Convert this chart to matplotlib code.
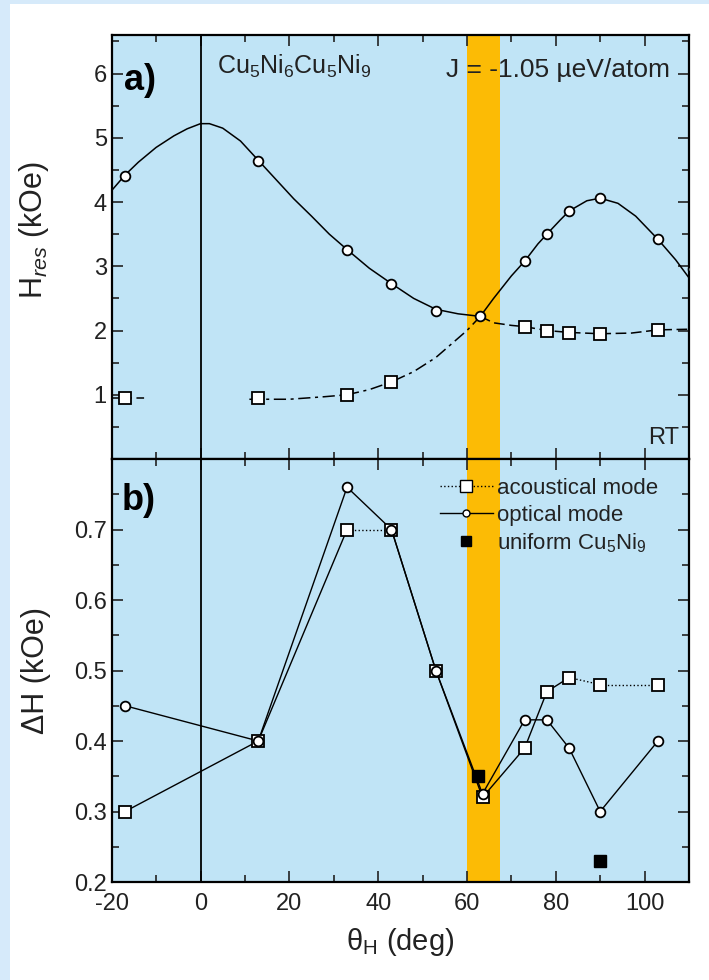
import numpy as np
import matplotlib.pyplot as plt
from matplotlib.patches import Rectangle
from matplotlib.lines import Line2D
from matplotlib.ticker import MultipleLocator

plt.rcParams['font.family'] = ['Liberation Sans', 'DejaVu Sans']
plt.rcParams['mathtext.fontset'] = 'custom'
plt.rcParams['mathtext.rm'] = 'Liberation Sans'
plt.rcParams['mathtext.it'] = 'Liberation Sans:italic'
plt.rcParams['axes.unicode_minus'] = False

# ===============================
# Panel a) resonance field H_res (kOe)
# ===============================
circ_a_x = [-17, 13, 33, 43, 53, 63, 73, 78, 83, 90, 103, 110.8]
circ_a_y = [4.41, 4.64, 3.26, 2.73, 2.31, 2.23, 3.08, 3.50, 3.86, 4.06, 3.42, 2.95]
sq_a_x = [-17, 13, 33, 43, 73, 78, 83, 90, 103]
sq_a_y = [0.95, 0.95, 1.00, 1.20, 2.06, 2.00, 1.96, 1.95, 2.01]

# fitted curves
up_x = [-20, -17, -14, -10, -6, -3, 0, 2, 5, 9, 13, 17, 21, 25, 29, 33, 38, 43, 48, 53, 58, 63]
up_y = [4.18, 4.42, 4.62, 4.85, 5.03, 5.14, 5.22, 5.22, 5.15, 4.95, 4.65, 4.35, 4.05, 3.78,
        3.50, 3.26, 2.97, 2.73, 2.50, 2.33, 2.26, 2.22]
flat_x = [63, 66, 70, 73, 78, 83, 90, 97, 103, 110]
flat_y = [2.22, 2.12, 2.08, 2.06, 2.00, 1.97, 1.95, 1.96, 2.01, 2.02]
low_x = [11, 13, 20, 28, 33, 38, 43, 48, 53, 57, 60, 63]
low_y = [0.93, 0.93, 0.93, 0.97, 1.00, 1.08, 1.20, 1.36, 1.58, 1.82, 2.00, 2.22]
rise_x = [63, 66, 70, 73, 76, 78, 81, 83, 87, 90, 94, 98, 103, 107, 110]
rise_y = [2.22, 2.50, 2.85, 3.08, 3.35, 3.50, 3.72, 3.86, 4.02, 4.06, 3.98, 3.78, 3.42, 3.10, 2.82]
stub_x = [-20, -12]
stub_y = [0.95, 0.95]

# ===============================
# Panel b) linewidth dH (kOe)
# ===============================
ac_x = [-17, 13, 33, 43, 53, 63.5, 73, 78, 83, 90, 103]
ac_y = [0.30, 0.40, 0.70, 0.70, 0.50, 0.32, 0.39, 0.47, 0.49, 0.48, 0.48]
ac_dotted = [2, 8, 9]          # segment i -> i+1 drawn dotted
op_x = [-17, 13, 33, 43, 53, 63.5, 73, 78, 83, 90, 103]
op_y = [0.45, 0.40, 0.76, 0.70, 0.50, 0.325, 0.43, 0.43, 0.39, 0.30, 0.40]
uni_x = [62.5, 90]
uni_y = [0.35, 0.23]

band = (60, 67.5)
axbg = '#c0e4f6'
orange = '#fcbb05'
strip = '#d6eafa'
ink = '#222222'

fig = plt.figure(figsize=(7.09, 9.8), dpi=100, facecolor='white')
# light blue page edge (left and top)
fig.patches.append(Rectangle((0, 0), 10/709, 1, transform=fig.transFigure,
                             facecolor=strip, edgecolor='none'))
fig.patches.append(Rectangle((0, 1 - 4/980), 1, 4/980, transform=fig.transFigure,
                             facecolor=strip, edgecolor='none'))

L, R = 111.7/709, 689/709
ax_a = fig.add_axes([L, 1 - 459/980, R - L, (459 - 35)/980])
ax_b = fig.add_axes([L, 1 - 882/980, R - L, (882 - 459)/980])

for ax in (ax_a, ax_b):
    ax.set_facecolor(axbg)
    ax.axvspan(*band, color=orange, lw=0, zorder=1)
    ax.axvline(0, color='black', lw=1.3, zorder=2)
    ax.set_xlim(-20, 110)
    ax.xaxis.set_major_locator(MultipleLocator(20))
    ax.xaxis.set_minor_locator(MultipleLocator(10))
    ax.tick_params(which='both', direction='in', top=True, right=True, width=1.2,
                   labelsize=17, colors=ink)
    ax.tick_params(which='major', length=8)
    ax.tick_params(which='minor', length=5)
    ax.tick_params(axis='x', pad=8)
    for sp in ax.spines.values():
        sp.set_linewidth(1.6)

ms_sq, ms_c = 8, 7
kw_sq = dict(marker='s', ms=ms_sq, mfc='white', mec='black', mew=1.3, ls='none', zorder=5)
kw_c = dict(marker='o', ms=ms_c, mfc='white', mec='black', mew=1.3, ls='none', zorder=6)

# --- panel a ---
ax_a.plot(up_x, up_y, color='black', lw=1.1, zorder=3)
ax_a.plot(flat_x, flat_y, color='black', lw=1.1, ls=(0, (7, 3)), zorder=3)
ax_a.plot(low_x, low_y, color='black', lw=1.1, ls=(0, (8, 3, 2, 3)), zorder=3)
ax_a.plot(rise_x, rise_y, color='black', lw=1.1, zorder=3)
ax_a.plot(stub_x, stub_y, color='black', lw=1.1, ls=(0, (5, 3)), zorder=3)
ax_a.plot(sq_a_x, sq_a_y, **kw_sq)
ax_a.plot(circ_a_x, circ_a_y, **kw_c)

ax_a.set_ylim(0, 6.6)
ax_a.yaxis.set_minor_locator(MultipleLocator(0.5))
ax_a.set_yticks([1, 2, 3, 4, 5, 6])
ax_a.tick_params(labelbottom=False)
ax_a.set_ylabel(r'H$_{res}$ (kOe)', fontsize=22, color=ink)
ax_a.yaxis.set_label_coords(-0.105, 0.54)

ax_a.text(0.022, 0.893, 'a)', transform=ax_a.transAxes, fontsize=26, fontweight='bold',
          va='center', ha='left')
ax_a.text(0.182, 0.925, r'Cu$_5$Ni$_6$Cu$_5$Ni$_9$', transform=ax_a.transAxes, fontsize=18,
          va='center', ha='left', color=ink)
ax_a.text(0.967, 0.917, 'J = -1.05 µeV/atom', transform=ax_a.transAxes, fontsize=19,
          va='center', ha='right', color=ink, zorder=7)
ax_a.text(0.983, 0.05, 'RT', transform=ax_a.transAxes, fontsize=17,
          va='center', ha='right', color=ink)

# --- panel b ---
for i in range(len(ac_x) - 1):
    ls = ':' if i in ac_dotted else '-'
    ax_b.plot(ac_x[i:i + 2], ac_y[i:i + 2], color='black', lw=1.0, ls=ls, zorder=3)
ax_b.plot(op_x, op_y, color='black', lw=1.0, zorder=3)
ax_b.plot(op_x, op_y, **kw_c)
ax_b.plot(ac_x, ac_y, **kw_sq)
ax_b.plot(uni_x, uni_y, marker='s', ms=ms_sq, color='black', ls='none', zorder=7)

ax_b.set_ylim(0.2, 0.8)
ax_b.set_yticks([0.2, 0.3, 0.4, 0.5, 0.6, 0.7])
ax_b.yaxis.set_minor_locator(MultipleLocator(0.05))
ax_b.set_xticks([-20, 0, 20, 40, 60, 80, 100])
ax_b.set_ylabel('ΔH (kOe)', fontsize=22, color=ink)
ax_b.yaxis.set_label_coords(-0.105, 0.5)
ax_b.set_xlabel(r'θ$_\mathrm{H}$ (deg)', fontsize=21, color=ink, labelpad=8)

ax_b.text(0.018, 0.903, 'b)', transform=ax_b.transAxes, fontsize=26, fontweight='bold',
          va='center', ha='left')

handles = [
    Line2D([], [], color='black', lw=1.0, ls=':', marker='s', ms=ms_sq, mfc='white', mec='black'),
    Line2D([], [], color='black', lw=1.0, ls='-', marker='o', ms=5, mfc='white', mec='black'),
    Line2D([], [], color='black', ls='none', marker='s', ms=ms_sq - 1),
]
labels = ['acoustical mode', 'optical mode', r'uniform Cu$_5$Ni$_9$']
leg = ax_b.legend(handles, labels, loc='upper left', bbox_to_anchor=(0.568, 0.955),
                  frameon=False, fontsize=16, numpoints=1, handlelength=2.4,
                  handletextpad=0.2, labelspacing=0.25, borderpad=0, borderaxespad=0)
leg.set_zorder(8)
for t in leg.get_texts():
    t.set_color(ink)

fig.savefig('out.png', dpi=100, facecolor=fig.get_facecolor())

• _TASK INSTRUCTIONS_
Pick each line holding the word "matplotlib" out of the listing.

• _CORRECT ANSWER_
Convert this chart to matplotlib code.
import matplotlib.pyplot as plt
from matplotlib.patches import Rectangle
from matplotlib.lines import Line2D
from matplotlib.ticker import MultipleLocator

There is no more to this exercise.